▸ WORK TO DO: Begin with the first line and repeat exactly through the line containing "width=166pt,minimum height=93pt] (laads)"; leave every image out.

▸ DATA IN THIS EXERCISE:

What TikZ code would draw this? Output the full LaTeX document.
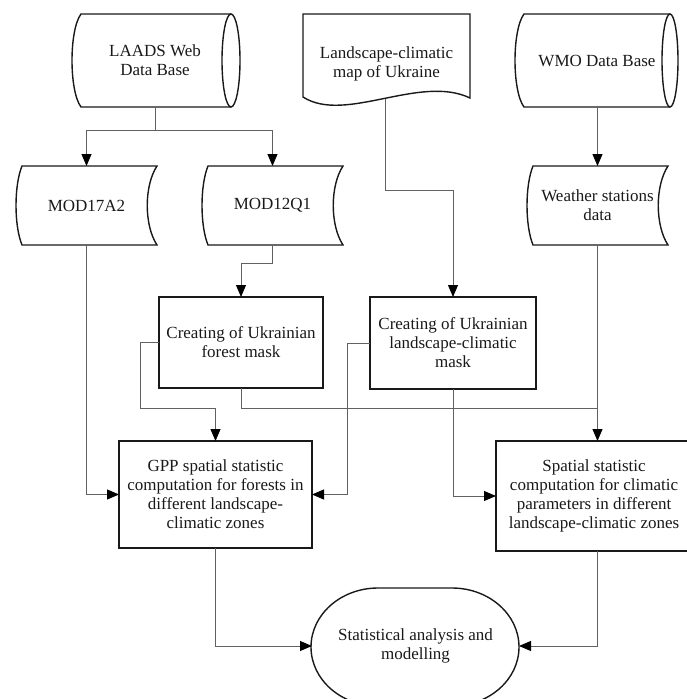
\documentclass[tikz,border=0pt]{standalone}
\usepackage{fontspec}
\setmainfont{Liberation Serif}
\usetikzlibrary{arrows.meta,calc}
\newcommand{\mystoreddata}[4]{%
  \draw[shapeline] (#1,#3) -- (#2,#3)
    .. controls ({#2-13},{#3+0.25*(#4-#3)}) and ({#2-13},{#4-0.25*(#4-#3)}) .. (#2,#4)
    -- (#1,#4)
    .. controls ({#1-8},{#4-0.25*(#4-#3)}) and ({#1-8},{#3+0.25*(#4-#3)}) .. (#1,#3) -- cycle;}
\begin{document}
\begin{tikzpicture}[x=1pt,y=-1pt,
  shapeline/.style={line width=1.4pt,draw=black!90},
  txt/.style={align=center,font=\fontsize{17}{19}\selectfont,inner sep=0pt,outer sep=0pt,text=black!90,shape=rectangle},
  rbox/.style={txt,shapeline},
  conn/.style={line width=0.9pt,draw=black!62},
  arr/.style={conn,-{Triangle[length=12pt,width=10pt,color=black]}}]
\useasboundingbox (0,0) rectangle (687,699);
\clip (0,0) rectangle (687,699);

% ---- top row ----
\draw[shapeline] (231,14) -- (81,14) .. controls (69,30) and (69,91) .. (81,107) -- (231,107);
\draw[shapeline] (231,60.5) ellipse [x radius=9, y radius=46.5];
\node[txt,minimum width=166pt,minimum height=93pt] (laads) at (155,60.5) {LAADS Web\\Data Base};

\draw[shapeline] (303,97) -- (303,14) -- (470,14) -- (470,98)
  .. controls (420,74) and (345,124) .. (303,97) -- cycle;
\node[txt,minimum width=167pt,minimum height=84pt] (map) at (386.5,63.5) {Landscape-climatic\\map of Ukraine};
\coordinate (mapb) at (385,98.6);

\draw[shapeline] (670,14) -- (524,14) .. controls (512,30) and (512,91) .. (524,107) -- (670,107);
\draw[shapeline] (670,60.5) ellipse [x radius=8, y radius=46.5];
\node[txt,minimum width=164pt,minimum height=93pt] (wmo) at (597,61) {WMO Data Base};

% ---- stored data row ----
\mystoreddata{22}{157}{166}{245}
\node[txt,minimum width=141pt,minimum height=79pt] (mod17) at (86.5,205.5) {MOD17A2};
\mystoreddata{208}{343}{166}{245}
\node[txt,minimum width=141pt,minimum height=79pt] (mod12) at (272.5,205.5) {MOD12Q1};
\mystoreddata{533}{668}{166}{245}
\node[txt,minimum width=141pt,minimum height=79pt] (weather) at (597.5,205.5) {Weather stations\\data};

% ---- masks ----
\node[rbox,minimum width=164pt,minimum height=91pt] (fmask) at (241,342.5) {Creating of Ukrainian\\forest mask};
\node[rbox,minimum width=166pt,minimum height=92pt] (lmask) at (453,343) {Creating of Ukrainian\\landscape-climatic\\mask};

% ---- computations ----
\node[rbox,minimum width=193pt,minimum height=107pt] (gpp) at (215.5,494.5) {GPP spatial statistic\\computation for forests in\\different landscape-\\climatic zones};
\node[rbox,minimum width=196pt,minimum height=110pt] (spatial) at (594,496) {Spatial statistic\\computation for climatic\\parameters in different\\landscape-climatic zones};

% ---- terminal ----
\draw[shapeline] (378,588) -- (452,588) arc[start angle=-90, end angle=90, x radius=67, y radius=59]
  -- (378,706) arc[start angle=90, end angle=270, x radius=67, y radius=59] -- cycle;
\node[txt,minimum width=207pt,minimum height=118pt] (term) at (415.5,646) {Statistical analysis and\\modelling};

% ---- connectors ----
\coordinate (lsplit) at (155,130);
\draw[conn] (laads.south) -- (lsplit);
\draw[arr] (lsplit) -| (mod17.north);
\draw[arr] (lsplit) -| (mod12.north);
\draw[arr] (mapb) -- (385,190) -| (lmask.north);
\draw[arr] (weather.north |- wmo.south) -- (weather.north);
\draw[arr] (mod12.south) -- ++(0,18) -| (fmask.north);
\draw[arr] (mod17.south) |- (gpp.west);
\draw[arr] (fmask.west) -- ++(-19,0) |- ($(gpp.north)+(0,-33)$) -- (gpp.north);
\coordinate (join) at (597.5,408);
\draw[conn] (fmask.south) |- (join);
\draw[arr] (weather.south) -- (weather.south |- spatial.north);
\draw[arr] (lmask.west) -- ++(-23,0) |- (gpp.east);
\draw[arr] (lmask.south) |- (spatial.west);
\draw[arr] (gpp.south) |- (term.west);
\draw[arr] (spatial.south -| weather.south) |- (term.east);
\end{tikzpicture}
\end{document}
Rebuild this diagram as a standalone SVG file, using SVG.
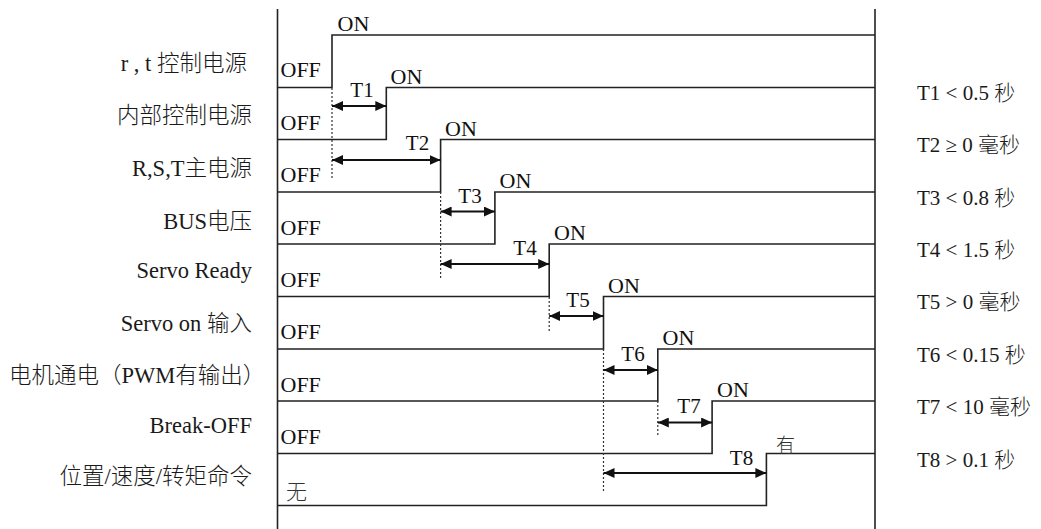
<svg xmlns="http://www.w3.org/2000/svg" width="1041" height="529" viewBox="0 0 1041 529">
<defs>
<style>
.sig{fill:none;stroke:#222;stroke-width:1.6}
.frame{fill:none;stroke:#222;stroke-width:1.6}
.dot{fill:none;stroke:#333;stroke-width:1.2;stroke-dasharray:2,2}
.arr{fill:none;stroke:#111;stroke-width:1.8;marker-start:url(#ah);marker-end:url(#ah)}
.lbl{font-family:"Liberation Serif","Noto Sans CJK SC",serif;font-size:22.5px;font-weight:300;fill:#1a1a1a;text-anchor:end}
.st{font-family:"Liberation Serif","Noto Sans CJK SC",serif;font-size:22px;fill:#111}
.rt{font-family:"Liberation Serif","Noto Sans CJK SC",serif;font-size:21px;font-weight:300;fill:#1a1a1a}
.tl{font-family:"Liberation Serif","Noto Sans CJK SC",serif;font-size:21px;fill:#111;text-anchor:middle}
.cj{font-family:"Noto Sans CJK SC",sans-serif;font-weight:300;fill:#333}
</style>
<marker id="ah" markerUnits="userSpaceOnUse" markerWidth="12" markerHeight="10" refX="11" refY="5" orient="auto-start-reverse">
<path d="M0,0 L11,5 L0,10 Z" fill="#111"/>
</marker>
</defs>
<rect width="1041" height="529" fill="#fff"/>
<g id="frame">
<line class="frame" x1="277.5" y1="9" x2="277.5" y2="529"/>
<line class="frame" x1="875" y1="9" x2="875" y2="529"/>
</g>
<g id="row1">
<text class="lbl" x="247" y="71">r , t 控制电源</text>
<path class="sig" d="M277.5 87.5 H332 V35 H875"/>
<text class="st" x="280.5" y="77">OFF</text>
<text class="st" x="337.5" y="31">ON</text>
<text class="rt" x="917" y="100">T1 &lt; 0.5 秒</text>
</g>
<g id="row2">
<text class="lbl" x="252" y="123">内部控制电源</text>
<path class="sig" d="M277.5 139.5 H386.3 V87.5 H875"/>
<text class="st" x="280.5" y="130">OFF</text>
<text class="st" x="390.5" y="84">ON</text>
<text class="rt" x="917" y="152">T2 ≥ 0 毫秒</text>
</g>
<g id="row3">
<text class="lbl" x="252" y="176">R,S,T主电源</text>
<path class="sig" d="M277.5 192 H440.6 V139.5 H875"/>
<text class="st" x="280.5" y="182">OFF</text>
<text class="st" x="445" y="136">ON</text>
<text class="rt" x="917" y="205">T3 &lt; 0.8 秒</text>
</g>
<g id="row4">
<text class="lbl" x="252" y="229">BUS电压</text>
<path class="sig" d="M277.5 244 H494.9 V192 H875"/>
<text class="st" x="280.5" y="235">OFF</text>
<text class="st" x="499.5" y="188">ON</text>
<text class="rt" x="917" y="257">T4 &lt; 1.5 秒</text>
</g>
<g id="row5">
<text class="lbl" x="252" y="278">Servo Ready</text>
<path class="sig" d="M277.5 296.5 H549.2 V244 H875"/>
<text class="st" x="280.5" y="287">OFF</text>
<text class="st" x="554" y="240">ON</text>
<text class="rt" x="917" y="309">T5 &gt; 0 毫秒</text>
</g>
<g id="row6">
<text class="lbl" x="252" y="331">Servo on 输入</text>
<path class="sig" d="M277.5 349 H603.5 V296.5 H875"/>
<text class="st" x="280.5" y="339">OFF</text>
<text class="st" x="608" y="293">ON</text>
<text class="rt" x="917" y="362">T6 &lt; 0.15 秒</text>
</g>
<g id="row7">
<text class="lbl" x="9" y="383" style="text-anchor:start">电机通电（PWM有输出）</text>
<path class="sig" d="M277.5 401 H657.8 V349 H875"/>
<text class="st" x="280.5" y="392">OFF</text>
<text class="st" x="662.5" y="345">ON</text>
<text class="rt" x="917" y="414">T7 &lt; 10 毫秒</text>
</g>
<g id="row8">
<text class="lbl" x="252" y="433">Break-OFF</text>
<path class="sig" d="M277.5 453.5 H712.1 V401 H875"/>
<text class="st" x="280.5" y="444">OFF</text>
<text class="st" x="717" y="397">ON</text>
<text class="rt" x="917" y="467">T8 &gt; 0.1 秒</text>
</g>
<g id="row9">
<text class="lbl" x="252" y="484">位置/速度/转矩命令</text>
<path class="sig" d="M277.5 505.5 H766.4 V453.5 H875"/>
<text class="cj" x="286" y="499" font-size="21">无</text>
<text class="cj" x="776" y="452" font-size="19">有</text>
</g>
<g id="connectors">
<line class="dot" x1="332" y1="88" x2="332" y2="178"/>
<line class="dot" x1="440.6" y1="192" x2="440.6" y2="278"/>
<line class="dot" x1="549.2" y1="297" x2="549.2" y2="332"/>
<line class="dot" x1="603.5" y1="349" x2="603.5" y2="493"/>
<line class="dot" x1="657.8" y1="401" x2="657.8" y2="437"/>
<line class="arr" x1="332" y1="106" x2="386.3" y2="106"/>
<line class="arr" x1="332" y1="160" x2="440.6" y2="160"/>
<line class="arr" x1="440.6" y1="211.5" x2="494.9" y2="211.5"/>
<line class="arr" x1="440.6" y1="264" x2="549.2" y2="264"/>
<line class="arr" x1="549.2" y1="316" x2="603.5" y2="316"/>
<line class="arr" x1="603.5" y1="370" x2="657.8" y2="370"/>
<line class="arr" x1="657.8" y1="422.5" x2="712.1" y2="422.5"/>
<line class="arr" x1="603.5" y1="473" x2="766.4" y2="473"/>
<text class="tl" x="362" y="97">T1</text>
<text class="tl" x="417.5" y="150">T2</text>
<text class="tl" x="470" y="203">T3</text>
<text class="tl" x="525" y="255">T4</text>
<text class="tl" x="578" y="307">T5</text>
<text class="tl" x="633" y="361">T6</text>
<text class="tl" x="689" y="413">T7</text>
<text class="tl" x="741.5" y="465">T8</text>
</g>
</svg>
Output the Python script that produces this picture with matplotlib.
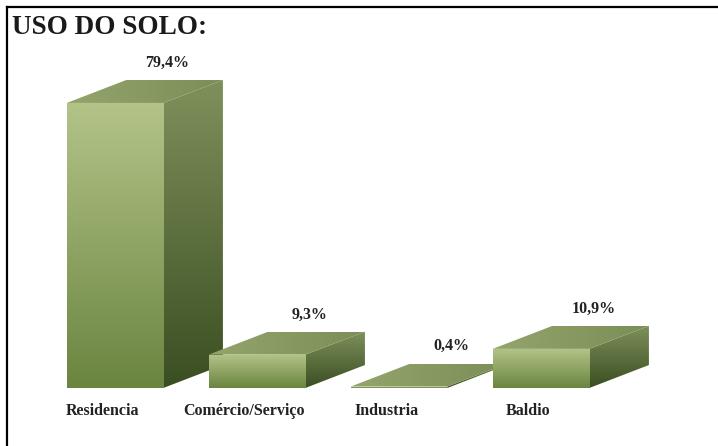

▸ EXERCISE RESPONSE:
What TikZ code would draw this? Output the full LaTeX document.
\documentclass[tikz,border=0pt]{standalone}
\usepackage{fontspec}
\setmainfont{Liberation Serif}
\usetikzlibrary{arrows.meta,calc}
\newcommand{\mystoreddata}[4]{%
  \draw[shapeline] (#1,#3) -- (#2,#3)
    .. controls ({#2-13},{#3+0.25*(#4-#3)}) and ({#2-13},{#4-0.25*(#4-#3)}) .. (#2,#4)
    -- (#1,#4)
    .. controls ({#1-8},{#4-0.25*(#4-#3)}) and ({#1-8},{#3+0.25*(#4-#3)}) .. (#1,#3) -- cycle;}
\begin{document}
\begin{tikzpicture}[x=1pt,y=-1pt,
  shapeline/.style={line width=1.4pt,draw=black!90},
  txt/.style={align=center,font=\fontsize{17}{19}\selectfont,inner sep=0pt,outer sep=0pt,text=black!90,shape=rectangle},
  rbox/.style={txt,shapeline},
  conn/.style={line width=0.9pt,draw=black!62},
  arr/.style={conn,-{Triangle[length=12pt,width=10pt,color=black]}}]
\useasboundingbox (0,0) rectangle (687,699);
\clip (0,0) rectangle (687,699);

% ---- top row ----
\draw[shapeline] (231,14) -- (81,14) .. controls (69,30) and (69,91) .. (81,107) -- (231,107);
\draw[shapeline] (231,60.5) ellipse [x radius=9, y radius=46.5];
\node[txt,minimum width=166pt,minimum height=93pt] (laads) at (155,60.5) {LAADS Web\\Data Base};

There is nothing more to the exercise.